Equality testing for soil grid unit resolutions to polygon unit scales with DNDC modeling of regional SOC pools

Abstract

Matching soil grid unit resolutions with polygon unit map scales is important to minimize the uncertainty of regional soil organic carbon (SOC) pool simulation due to their strong influences on the modeling. A series of soil grid units at varying cell sizes was derived from soil polygon units at six map scales, namely, 1:50 000 (C5), 1:200 000 (D2), 1:500 000 (P5), 1:1 000 000 (N1), 1: 4 000 000 (N4) and 1:14 000 000 (N14), in the Taihu Region of China. Both soil unit formats were used for regional SOC pool simulation with a DeNitrification-DeComposition (DNDC) process-based model, which spans the time period from 1982 to 2000 at the six map scales. Four indices, namely, soil type number (STN), area (AREA), average SOC density (ASOCD) and total SOC stocks (SOCS) of surface paddy soils that were simulated by the DNDC, were distinguished from all these soil polygon and grid units. Subjecting to the four index values (IV) from the parent polygon units, the variations in an index value (VIV, %) from the grid units were used to assess its dataset accuracy and redundancy, which reflects the uncertainty in the simulation of SOC pools. Optimal soil grid unit resolutions were generated and suggested for the DNDC simulation of regional SOC pools, matching their respective soil polygon unit map scales. With these optimal raster resolutions, the soil grid units datasets can have the same accuracy as their parent polygon units datasets without any redundancy, when VIV < 1% was assumed to be a criterion for all four indices.

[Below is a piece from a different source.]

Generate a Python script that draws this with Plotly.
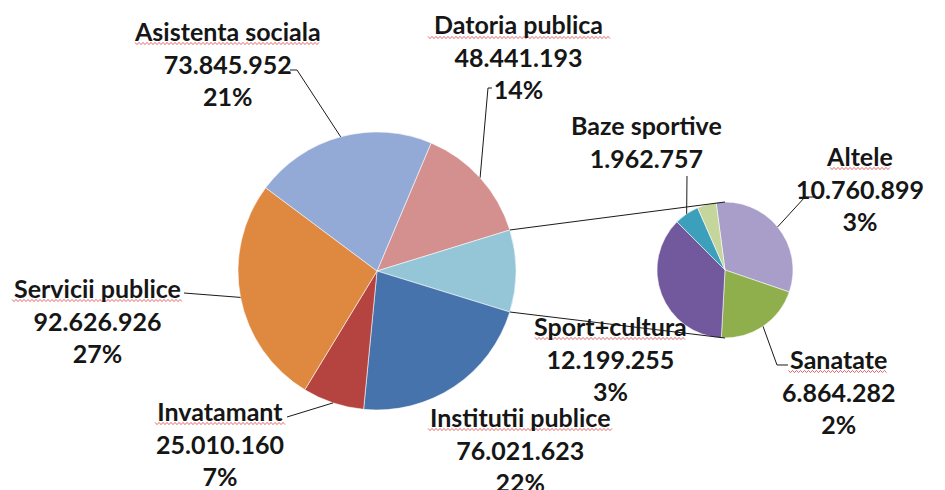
import math
import plotly.graph_objects as go

# ---------------- data ----------------
main_labels = ["Datoria publica", "Institutii publice", "Invatamant", "Servicii publice", "Asistenta sociala"]
main_values = [48441193, 76021623, 25010160, 92626926, 73845952]
main_pct = ["14%", "22%", "7%", "27%", "21%"]

sec_labels = ["Altele", "Sanatate", "Sport+cultura", "Baze sportive", "Diverse"]
sec_values = [10760899, 6864282, 12199255, 1962757, 1500000]
sec_pct = ["3%", "2%", "3%", "", ""]

other_label = "Alte cheltuieli"

# ---------------- styles / layout ----------------
WIN_W, WIN_H = 945, 490
OFF = 8  # default page body margin
W, H = WIN_W - OFF, WIN_H - OFF
MAIN_C, MAIN_R = (377, 271), 139
SEC_C, SEC_R = (725, 270), 68

main_colors = ["#D4908E", "#4673AC", "#B5433F", "#DF8840", "#93AAD6"]
other_color = "#94C6D8"
sec_colors = ["#A99DCA", "#8FAE4C", "#72589C", "#3C9FBB", "#C4D69C"]

FONT = dict(family="Lato, Carlito, Liberation Sans, sans-serif", size=25, color="#161616", weight="bold")

# label block centres (window px) and reference name widths for spell-check underline
label_pos = {
    "Asistenta sociala": (227, 63, 184),
    "Datoria publica": (519, 57, 182),
    "Baze sportive": (646, 141, 0),
    "Altele": (860, 188, 60),
    "Servicii publice": (97, 320, 170),
    "Sport+cultura": (610, 358, 150),
    "Sanatate": (838, 391, 99),
    "Invatamant": (220, 443, 130),
    "Institutii publice": (520, 449, 184),
}
# leader line text-side points (window px)
leader_pts = {
    "Asistenta sociala": [(290, 70), (297, 70)],
    "Datoria publica": [(492, 88), (488, 88)],
    "Baze sportive": [(687, 176)],
    "Altele": [(815, 197), (805, 197)],
    "Sanatate": [(788, 365), (777, 365)],
    "Servicii publice": [(184, 293)],
    "Invatamant": [(287, 417)],
}


def px(x, y):
    return (x - OFF) / W, 1 - (y - OFF) / H


def domain(c, r):
    x0, y1 = px(c[0] - r, c[1] - r)
    x1, y0 = px(c[0] + r, c[1] + r)
    return dict(x=[x0, x1], y=[y0, y1])


def edge(c, r, ang):
    a = math.radians(ang)
    return c[0] + r * math.sin(a), c[1] - r * math.cos(a)


other_value = sum(sec_values)
m_labels = [main_labels[0], other_label] + main_labels[1:]
m_values = [main_values[0], other_value] + main_values[1:]
m_colors = [main_colors[0], other_color] + main_colors[1:]
m_total = sum(m_values)
main_rot = 90 - (m_values[0] + other_value / 2) / m_total * 360
sec_rot = -7.5

fig = go.Figure()
fig.add_trace(go.Pie(labels=m_labels, values=m_values, sort=False, direction="clockwise",
                     rotation=main_rot, domain=domain(MAIN_C, MAIN_R), textinfo="none",
                     marker=dict(colors=m_colors, line=dict(color="rgba(255,255,255,0.55)", width=1)),
                     showlegend=False, hoverinfo="label+value"))
fig.add_trace(go.Pie(labels=sec_labels, values=sec_values, sort=False, direction="clockwise",
                     rotation=sec_rot, domain=domain(SEC_C, SEC_R), textinfo="none",
                     marker=dict(colors=sec_colors, line=dict(color="rgba(255,255,255,0.55)", width=1)),
                     showlegend=False, hoverinfo="label+value"))


def mid_angles(values, rot):
    tot = sum(values)
    out, acc = [], 0
    for v in values:
        out.append(rot + (acc + v / 2) / tot * 360)
        acc += v
    return out


main_mid = dict(zip(m_labels, mid_angles(m_values, main_rot)))
sec_mid = dict(zip(sec_labels, mid_angles(sec_values, sec_rot)))

shapes = []
line_style = dict(color="#1a1a1a", width=1)

# connector lines between the pies
o_start = main_rot + m_values[0] / m_total * 360
o_end = o_start + other_value / m_total * 360
p1 = edge(MAIN_C, MAIN_R, o_start)
p2 = edge(MAIN_C, MAIN_R, o_end)
for a, b in [(p1, (SEC_C[0], SEC_C[1] - SEC_R)), (p2, (SEC_C[0], SEC_C[1] + SEC_R))]:
    x0, y0 = px(*a)
    x1, y1 = px(*b)
    shapes.append(dict(type="line", xref="paper", yref="paper", x0=x0, y0=y0, x1=x1, y1=y1, line=line_style))

# leader lines
for name, pts in leader_pts.items():
    if name in main_mid:
        e = edge(MAIN_C, MAIN_R, main_mid[name])
    else:
        e = edge(SEC_C, SEC_R, sec_mid[name])
    allp = pts + [e]
    path = "M " + " L ".join("%.5f,%.5f" % px(*p) for p in allp)
    shapes.append(dict(type="path", xref="paper", yref="paper", path=path, line=line_style))

annotations = []
values_map = dict(zip(main_labels + sec_labels, main_values + sec_values))
pct_map = dict(zip(main_labels + sec_labels, main_pct + sec_pct))
for name, (cx, cy, uw) in label_pos.items():
    val = "{:,}".format(values_map[name]).replace(",", ".")
    lines = [name, val] + ([pct_map[name]] if pct_map[name] else [])
    x, y = px(cx, cy)
    annotations.append(dict(text="<br>".join(lines), x=x, y=y, xref="paper", yref="paper",
                            xanchor="center", yanchor="middle", showarrow=False, font=FONT, align="center"))
    if uw:
        nlines = len(lines)
        uy = cy - (nlines - 1) / 2 * 32.5 + 13
        pts = []
        n = int(uw / 2)
        for i in range(n + 1):
            pts.append((cx - uw / 2 + i * 2, uy + (1.1 if i % 2 else -1.1)))
        path = "M " + " L ".join("%.5f,%.5f" % px(*p) for p in pts)
        shapes.append(dict(type="path", xref="paper", yref="paper", path=path,
                           line=dict(color="rgba(220,60,60,0.75)", width=1)))

fig.update_layout(width=W, height=H, margin=dict(l=0, r=0, t=0, b=0),
                  paper_bgcolor="white", plot_bgcolor="white",
                  shapes=shapes, annotations=annotations)
fig.write_html("out.html")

A quadratic curve regression model, namely, y =–0.80 × 10–6 x 2 + 0.0228x + 0.0211 (R 2 = 0.9994, P < 0.05), and a power function model R = 10.394Ŝ 0.2153 (R 2 = 0.9759, P < 0.05) were revealed, which describe the relationship between the optimal soil grid unit resolution (y, km) and soil polygon unit map scale (1:10 000x), the ratio (R, %) of the optimal soil grid size to average polygon patch size (Ŝ, km2) and the Ŝ, with the highest R 2 among different mathematical regressions, respectively. This knowledge may facilitate the grid partitioning of regions during the investigation and simulation of SOC pool dynamics at a certain map scale, and be referenced to other landscape polygon patches’ mesh partition.